Palermo, den 13. April 1787

Italien ohne Sizilien macht gar kein Bild in der Seele: hier ist erst der Schlüssel zu allem.

Vom Klima kann man nicht Gutes genug sagen; jetzt ist's Regenzeit, aber immer unterbrochen; heute donnert und blitzt es, und alles wird mit Macht grün. Der Lein hat schon zum Teil Knoten gewonnen, der andere Teil blüht. Man glaubt in den Gründen kleine Teiche zu sehen, so schön blaugrün liegen die Leinfelder unten. Der reizenden Gegenstände sind unzählige! Und mein Geselle ist ein exzellenter Mensch, der wahre Hoffegut, so wie ich redlich den Treufreund fortspiele. Er hat schon recht schöne Konture gemacht und wird noch das Beste mitnehmen. Welche Aussicht, mit meinen Schätzen dereinst glücklich nach Hause zu kommen!

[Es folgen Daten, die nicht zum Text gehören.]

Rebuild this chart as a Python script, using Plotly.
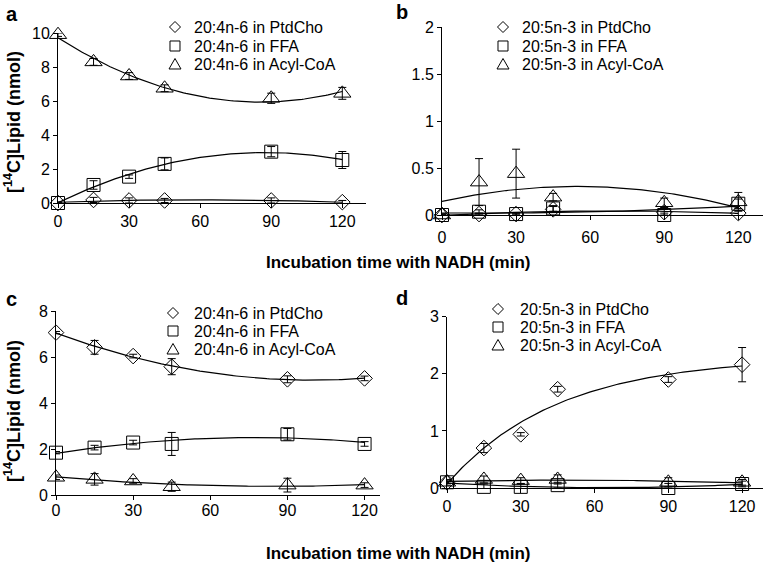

Vom Essen und Trinken hierzuland hab' ich noch nichts gesagt, und doch ist es kein kleiner Artikel. Die Gartenfrüchte sind herrlich, besonders der Salat von Zartheit und Geschmack wie eine Milch; man begreift, warum ihn die Alten Lactuca genannt haben. Das Öl, der Wein alles sehr gut, und sie könnten noch besser sein, wenn man auf ihre Bereitung mehr Sorgfalt verwendete. Fische die besten, zartesten. Auch haben wir diese Zeit her sehr gut Rindfleisch gehabt, ob man es gleich sonst nicht loben will.

Nun vom Mittagsessen ans Fenster! auf die Straße! Es ward ein Missetäter begnadigt, welches immer zu Ehren der heilbringenden Osterwoche geschieht. Eine Brüderschaft führt ihn bis unter einen zum Schein aufgebauten Galgen, dort muß er vor der Leiter eine Andacht verrichten, die Leiter küssen und wird dann wieder weggeführt. Es war ein hübscher Mensch vom Mittelstande, frisiert, einen weißen Frack, weißen Hut, alles weiß. Er trug den Hut in der Hand, und man hätte ihm hie und da nur bunte Bänder anheften dürfen, so konnte er als Schäfer auf jede Redoute gehen.